TLDR
- NIO posted Q1 2025 adjusted net loss of $873.6 million, 28% wider than previous year, missing analyst expectations
- Revenue grew 22% to $1.67 billion but fell short of forecasts by $56.14 million for seventh miss in ten quarters
- Vehicle deliveries jumped 40% to 42,094 units in Q1, with Q2 deliveries projected to grow 25.5% to 30.7%
- Cash and investments dropped from $5.7 billion to $3.6 billion during the quarter, raising balance sheet concerns
- Wall Street maintains Hold rating with $4.74 average price target, implying 26% upside despite execution challenges
NIO shares tumbled Tuesday after the Chinese electric vehicle maker delivered another disappointing quarterly report. The company posted an adjusted net loss of $873.6 million for Q1 2025, marking a 28% increase from the same period last year.

Revenue climbed 22% year-over-year to $1.67 billion. However, this figure missed analyst expectations by $56.14 million. This marks the seventh revenue miss in the past ten quarters for NIO.
The earnings per share came in at -$0.42, falling $0.05 below forecasts. Operating losses also expanded, rising 19% compared to the previous year. NIO has not reported a profitable quarter since its founding in 2014.
Despite the financial struggles, NIO showed strength in vehicle deliveries. The company delivered 42,094 vehicles in Q1 2025, representing a 40% increase from the same period last year. This delivery growth provides some optimism for the struggling automaker.
Looking ahead, NIO projects Q2 deliveries to rise between 25.5% and 30.7% year-over-year. Part of this expected growth stems from the company’s newly launched economy ONVO brand. However, the ONVO ramp has performed worse than expected according to industry observers.
Li Bin on Q1 2025 earnings call plants flags for NIO and ONVO monthly delivery targets by Q4:
NIO: 25,000
ONVO: 25,000
👀$NIO pic.twitter.com/fAiCnpH7Fy— Lei 𝕏ing邢磊 (@leixing77) June 3, 2025
Cost Control Measures Taking Shape
Chief Financial Officer Stanley Yu addressed the company’s financial challenges during the earnings call. He outlined several cost control measures implemented since the first quarter.
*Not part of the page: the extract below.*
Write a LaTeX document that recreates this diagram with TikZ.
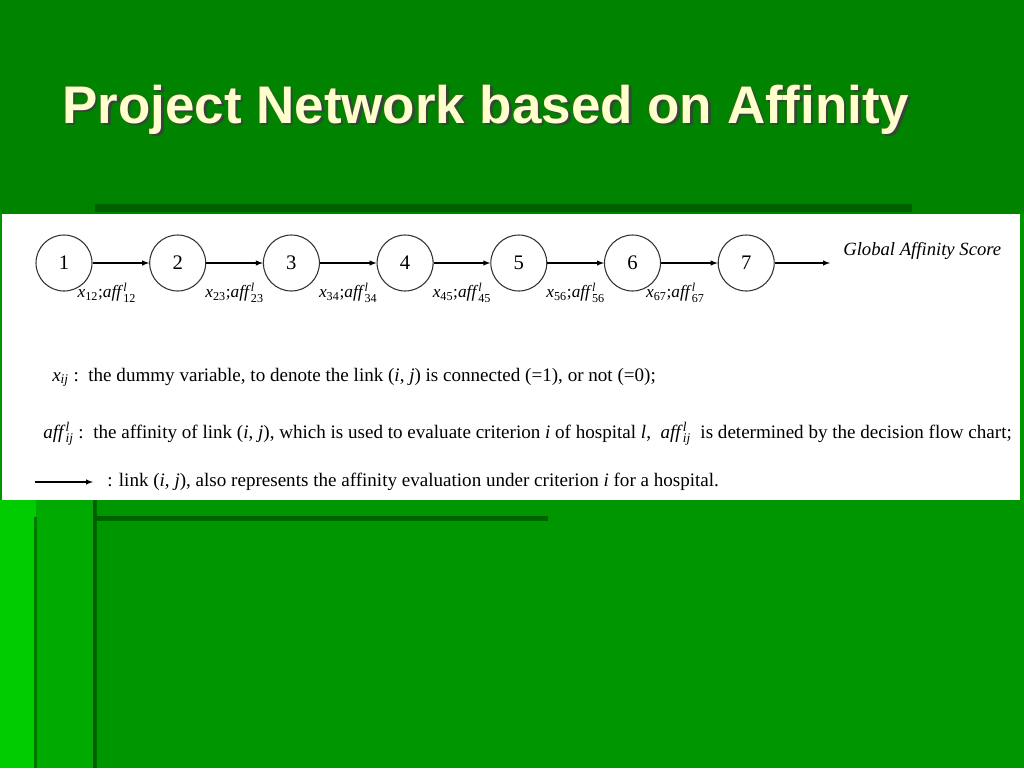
\documentclass[tikz,border=0pt]{standalone}
\usepackage{amsmath}
\usepackage{fontspec}
\usepackage{tikz}
\setmainfont{Liberation Serif}
\newfontfamily\headfont{Liberation Sans}
\newfontfamily\figfont{Liberation Serif}
\definecolor{slidegreen}{RGB}{0,132,0}
\definecolor{lowgreen}{RGB}{0,150,0}
\definecolor{stripgreen}{RGB}{0,170,0}
\definecolor{edgegreen}{RGB}{0,204,0}
\definecolor{bargreen}{RGB}{0,96,0}
\definecolor{titlecream}{RGB}{255,255,204}
\newcommand{\xvar}[1]{\textit{x}\ensuremath{_{\text{\upshape #1}}}}
\newcommand{\affvar}[1]{\textit{aff}\ensuremath{^{\text{\itshape l}}_{\text{\upshape #1}}}}

\begin{document}
\begin{tikzpicture}[x=0.75pt,y=-0.75pt,
  ring/.style={draw=black!80,line width=0.8pt,circle,minimum size=42pt,
    inner sep=0pt,font=\figfont\fontsize{15.5}{15.5}\selectfont},
  link/.style={draw,line width=0.8pt,-latex},
  lbl/.style={below=15pt,inner sep=0pt,font=\figfont\fontsize{13}{13}\selectfont},
  legend/.style={anchor=base west,inner sep=0pt,
    font=\figfont\fontsize{14.3}{14.3}\selectfont}]
  % Slide background: dark title band, lighter lower band with stripes.
  \useasboundingbox (0,0) rectangle (1024,768);
  \fill[lowgreen] (0,0) rectangle (1024,768);
  \fill[slidegreen] (0,0) rectangle (1024,214);
  \fill[edgegreen] (0,500) rectangle (36,768);
  \fill[stripgreen] (36,500) rectangle (95,768);
  \fill[bargreen] (95,204) rectangle (912,212);
  \fill[bargreen] (93,500) rectangle (97,768);
  \fill[bargreen!70!stripgreen] (34,517) rectangle (37,768);
  \fill[bargreen] (95,516) rectangle (548,521);
  \fill[white] (2,214) rectangle (1020,500);

  % Title with its drop shadow.
  \node[anchor=base west,inner sep=0pt,text=black!75,
        font=\headfont\bfseries\fontsize{39.7}{39.7}\selectfont]
    (titleshadow) at (64.5,125.5) {Project Network based on Affinity};
  \node[anchor=base west,inner sep=0pt,text=titlecream,
        font=\headfont\bfseries\fontsize{39.7}{39.7}\selectfont]
    (title) at (62,123) {Project Network based on Affinity};

  % The chain of seven nodes.
  \foreach \i in {1,...,7}{
    \node[ring] (n\i) at ({64+113.7*(\i-1)},263) {\i};
  }
  \foreach \a/\b/\dx in {1/2/-14,2/3/0,3/4/0,4/5/0,5/6/0,6/7/-14}{
    \draw[link] (n\a) -- node[lbl,xshift=\dx*0.75pt] {\xvar{\a\b};\affvar{\a\b}} (n\b);
  }
  \coordinate (scoreend) at (830,263);
  \draw[link] (n7) -- (scoreend);
  \node[anchor=base west,inner sep=0pt,
        font=\figfont\itshape\fontsize{14}{14}\selectfont]
    (score) at (843,255) {Global Affinity Score};

  % Notation.
  \node[legend] (xdef) at (52,381)
    {\xvar{\itshape ij} :\enspace the dummy variable, to denote the link
     (\textit{i}, \textit{j}) is connected (=1), or not (=0);};
  \node[legend] (affdef) at (43,438)
    {\affvar{\itshape ij} :\enspace the affinity of link (\textit{i}, \textit{j}),
     which is used to evaluate criterion \textit{i} of hospital \textit{l},\enspace
     \affvar{\itshape ij}\enspace is determined by the decision flow chart;};
  \coordinate (keyfrom) at (35,482);
  \coordinate (keyto) at (93,482);
  \draw[link] (keyfrom) -- (keyto);
  \node[legend] (linkdef) at (107,486)
    {: link (\textit{i}, \textit{j}), also represents the affinity evaluation
     under criterion \textit{i} for a hospital.};
\end{tikzpicture}
\end{document}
These include organizational restructuring and improvements across multiple business areas.
The improvements span the supply chain, research and development, sales, and service operations. Yu stated the company aims to achieve structural cost improvements starting in the second quarter. These measures represent NIO’s attempt to control its expanding losses.
Balance Sheet Concerns Mount
Investor Bill Maurer, who follows NIO closely, expressed cautious optimism about the company’s prospects. He acknowledged that NIO has a solid growth story ahead but emphasized the need for better execution. Maurer pointed out that while Q2 delivery outlook shows growth, it’s not exceptional given the addition of new sub-brands.
The investor highlighted concerns about NIO’s weakening balance sheet. Cash and investments fell from $5.7 billion to $3.6 billion during the past quarter. This decline raises questions about the company’s financial stability.
Maurer suggested that more value-diluting capital raises could be on the horizon. The balance sheet weakness combined with continued misses of growth targets has made him skeptical about the company’s near-term prospects. He maintains a Hold rating on NIO shares.

Wall Street analysts share similar sentiment about NIO’s performance. The stock carries a consensus Hold rating based on 2 Buy, 7 Hold, and 1 Sell recommendations. The 12-month average price target stands at $4.74, implying 26% upside from current levels.
NIO shares dropped nearly 4% in early trading following the earnings announcement. The stock has declined 23% year-to-date in 2025. Revenue guidance for the current quarter came in below expectations, raising concerns when analysts had already been lowering their forecasts.
The company’s margins are not improving fast enough to limit large losses, according to Maurer. This presents ongoing challenges for NIO as it competes in a market dominated by Tesla and BYD.